Data-centric artificial olfactory system based on the eigengraph

Abstract Recently reported studies of electronic nose systems that combine chemiresistive gas sensors with computational analysis technologies tend to waste significant amount of important data. Since the sensitivity-oriented data composition have made it difficult to discover meaningful and valuable data to apply artificial intelligence analysis in terms of in-depth analysis of odor attributes specifying the gas identities, ultimately resulting in hindering the development of artificial olfactory technology. Here, we propose a novel data-centric approach for realizing a standardized artificial olfactory system inspired by the human olfactory mechanism. We designed an olfactory receptor-like sensor array in which each channel has independent gas sensing characteristics through semiconductor processes.
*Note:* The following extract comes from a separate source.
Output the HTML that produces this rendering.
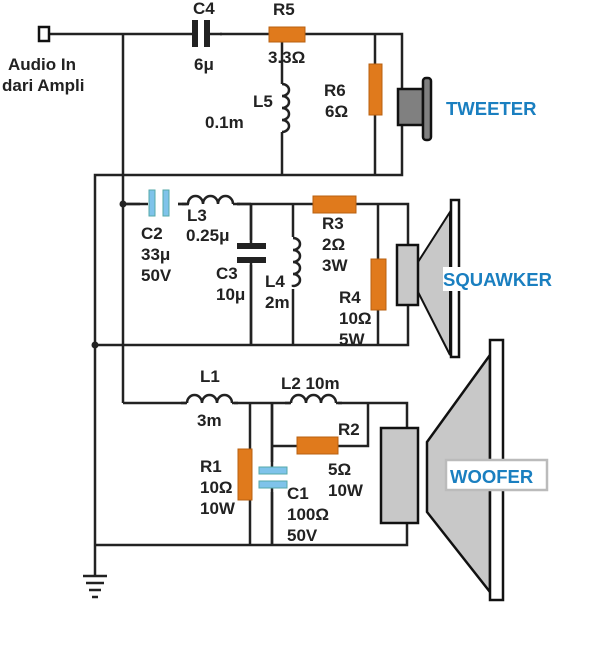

In addition, the physicochemically optimized sensor array reproducibly generated eigengraphs with highly refined waveforms which contribute keeping invariability of input space to deep learning architecture. The implicit odor attributes of the time domain eigengraphs were mathematically represented by the newly defined frequency domain feature vectors. The effectiveness of the MFCC feature vectors in deep learning for gas classification was clearly demonstrated in terms of training time reduction and inference performance improvement despite the extremely decreased amount of training data. We suggest that our strategy can be widely applied as a source technology to develop standard artificial olfactory systems.